On passe d'abord des campagnes hivernales assez mornes, très exploitées, et aux champs maronnasses en cette saison. La route heureusement s'élève, jusqu'à ce qu'on voit de la neige sur les bas-côtés. On fonce vers le sud, et le paysage nous rappelle bientôt la Grèce : champs d'oliviers infinis, sur lesquels le soleil ne tarde pas à se coucher en flamboyant. Sur les côtés, des stands de vendeurs de courges tous les 100m.. Un dernier col et nous voilà à Izmir, les lumières de la ville scintillent dans l'obscurité. Pas facile de se garer près de notre logement, qui n'est pas loin du bazar. Les rues sont presque piétonnes, envahies de vendeurs de fruits ou vêtements qui étalent leur marchandise sur leurs chariots, ou à même le sol. C'est très animé, même les « Kuaförs* » sont pleins en ce dimanche soir, sans parler des tavernes enfumées ou des hommes jouent aux cartes.. Les épiceries exposent leurs rayons d'alcools criards sans complexe, Izmir n'est pas réputée être la ville la plus progressiste de Turquie sans raison. On arrive à notre maison, un peu vieillotte, très attachante malgré les 10 degrés qui y règnent.. deux étages, des salons à fauteuils de velours, des vielles chambres aux rideaux à fleurs délavés, une cuisine ancienne au lavabo en pierre, avec frigo et gaz côte à côte sur la grande table. Petit dîner dans le quartier, dans une échoppe tenue par une petite dame affable : « mercimek » (soupe de lentilles), «kuru Fasulye » (haricots blancs dans une soupe rouge un peu épicée), riz « pilav » bien beurré. En dessert, elle nous offre des morceaux de courges rôtis et sucrés, nappés d'éclats de noix de coco, original !


* la langue turque a emprunté beaucoup de mots au français, retranscrits phonétiquement.

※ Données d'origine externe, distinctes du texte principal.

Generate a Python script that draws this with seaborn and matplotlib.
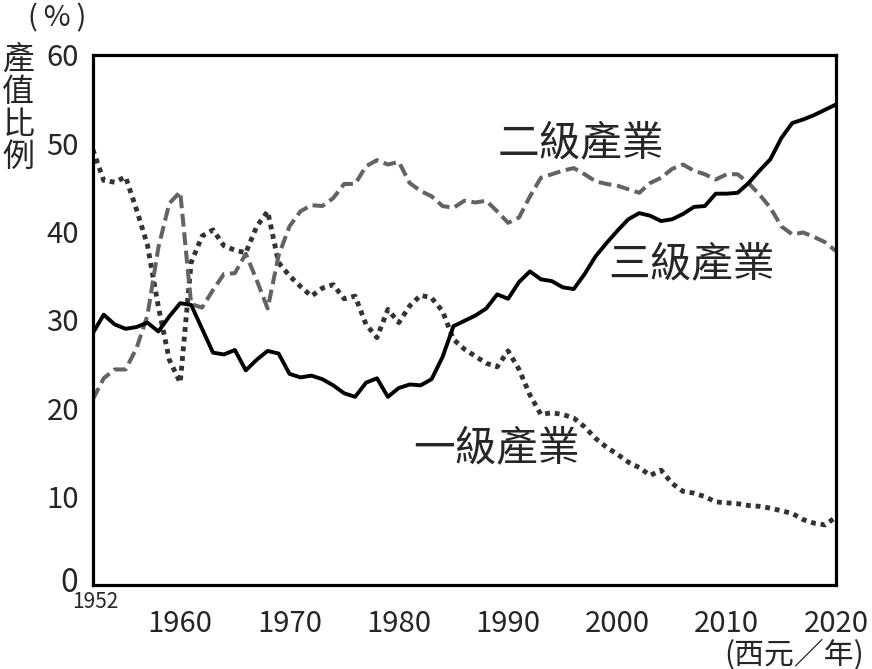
import numpy as np
import pandas as pd
import seaborn as sns
import matplotlib.pyplot as plt
from matplotlib.ticker import MultipleLocator

years = list(range(1952, 2021))

# 一級產業 (dotted)
primary = [49.3, 45.8, 45.6, 46.2, 42.5, 38.5, 31.5, 25.5, 22.9, 36.5,
           39.5, 40.2, 38.4, 37.9, 37.6, 40.6, 42.3, 36.5, 35.0, 33.8,
           32.7, 33.6, 34.0, 32.4, 32.7, 29.5, 28.0, 31.2, 29.7, 31.6,
           32.8, 32.5, 31.0, 27.8, 26.7, 25.9, 25.1, 24.7, 26.5, 24.4,
           21.5, 19.3, 19.5, 19.3, 18.9, 17.9, 16.6, 15.6, 14.8, 13.9,
           13.3, 12.4, 13.0, 11.5, 10.6, 10.4, 10.0, 9.4, 9.3, 9.2,
           9.0, 8.9, 8.7, 8.4, 8.1, 7.4, 7.0, 6.8, 7.7]

# 二級產業 (dashed)
secondary = [21.0, 23.4, 24.4, 24.4, 26.8, 30.5, 38.2, 43.2, 44.5, 31.8,
             31.4, 33.4, 35.2, 35.3, 37.5, 34.5, 31.3, 37.3, 40.6, 42.3,
             43.0, 42.9, 43.8, 45.4, 45.4, 47.4, 48.1, 47.6, 47.9, 45.5,
             44.6, 44.0, 42.9, 42.7, 43.5, 43.3, 43.5, 42.3, 41.0, 41.6,
             44.0, 46.1, 46.5, 46.9, 47.2, 46.5, 45.7, 45.4, 45.2, 44.8,
             44.4, 45.5, 46.1, 47.1, 47.6, 46.9, 46.5, 45.9, 46.5, 46.5,
             45.5, 44.2, 42.7, 40.6, 39.7, 39.9, 39.4, 38.8, 37.8]

# 三級產業 (solid)
tertiary = [28.5, 30.6, 29.5, 29.0, 29.2, 29.7, 28.7, 30.4, 31.9, 31.7,
            29.0, 26.3, 26.1, 26.6, 24.3, 25.5, 26.5, 26.2, 23.9, 23.5,
            23.7, 23.3, 22.6, 21.7, 21.3, 22.9, 23.4, 21.3, 22.3, 22.7,
            22.6, 23.3, 25.8, 29.3, 29.9, 30.5, 31.3, 32.9, 32.4, 34.3,
            35.5, 34.6, 34.4, 33.7, 33.5, 35.2, 37.2, 38.7, 40.1, 41.4,
            42.1, 41.8, 41.2, 41.4, 42.0, 42.8, 42.9, 44.3, 44.3, 44.4,
            45.5, 46.9, 48.2, 50.6, 52.3, 52.7, 53.2, 53.8, 54.4]

series_names = ["一級產業", "二級產業", "三級產業"]
x_ticks = [1960, 1970, 1980, 1990, 2000, 2010, 2020]
y_ticks = [0, 10, 20, 30, 40, 50, 60]

df = pd.DataFrame({"年": years, "一級產業": primary,
                   "二級產業": secondary, "三級產業": tertiary})

sns.set_style("white")
plt.rcParams['font.family'] = ['Noto Sans CJK TC', 'DejaVu Sans']

fig = plt.figure(figsize=(8.72, 6.69), dpi=100)
ax = fig.add_axes([0.1064, 0.1256, 0.8523, 0.7922])

sns.lineplot(data=df, x="年", y="一級產業", ax=ax, color="#333333",
             linewidth=3.5)
ax.lines[-1].set_dashes((1, 1))
sns.lineplot(data=df, x="年", y="二級產業", ax=ax, color="#636363",
             linewidth=2.9)
ax.lines[-1].set_dashes((3.2, 1.4))
sns.lineplot(data=df, x="年", y="三級產業", ax=ax, color="black",
             linewidth=2.8)

ax.set_xlim(1952, 2020)
ax.set_ylim(0, 60)
ax.set_xticks(x_ticks)
ax.xaxis.set_minor_locator(MultipleLocator(5))
ax.set_yticks(y_ticks)
ax.tick_params(axis="x", which="major", direction="in", length=14, width=0.9,
               pad=17, labelsize=21, color="#333333")
ax.tick_params(axis="x", which="minor", direction="in", length=8.5, width=0.9,
               color="#333333")
ax.tick_params(axis="y", direction="in", length=8, width=0.9, pad=10,
               labelsize=21, color="#333333")
ax.set_yticklabels(["" if v == 0 else str(v) for v in y_ticks])
for sp in ax.spines.values():
    sp.set_linewidth(2.3)
    sp.set_color("black")
ax.set_xlabel("")
ax.set_ylabel("")

# corner labels
ax.text(-0.031, 0.004, "0", transform=ax.transAxes, fontsize=23,
        ha="center", va="center")
ax.text(0.003, -0.033, "1952", transform=ax.transAxes, fontsize=15,
        ha="center", va="center")

# series labels
ax.text(1996.7, 50.0, "二級產業", fontsize=30, ha="center", va="center")
ax.text(2006.8, 36.2, "三級產業", fontsize=30, ha="center", va="center")
ax.text(1988.9, 15.4, "一級產業", fontsize=30, ha="center", va="center")

fig.text(0.066, 0.973, "(\u2009%\u2009)", fontsize=21, ha="center", va="center")
fig.text(0.021, 0.838, "產\n值\n比\n例", fontsize=23, ha="center",
         va="center", linespacing=1.02)
fig.text(0.911, 0.021, "(西元／年)", fontsize=21.5, ha="center", va="center")

fig.savefig("out.png", dpi=100, facecolor="white")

Par exemple on peut prendre « l'asansör », aller chez le « kuaför », lutter contre les « ambalaj » plastiques, et se faire arrêter par les « jendarma ». L'origine du mot « mercimek », la soupe de lentille, est débattue, mais remonterait probablement au jour où Pierre Loti, se voyant offrir une soupe de lentilles à la cour d'Istanbul, a tenu à remercier le sultan d'un « merci, mec », que le sultan a pris pour le nom français de la soupe, et l'a fait imposer à tout le pays, car on le sait bien le français c'est distingué et ça claque.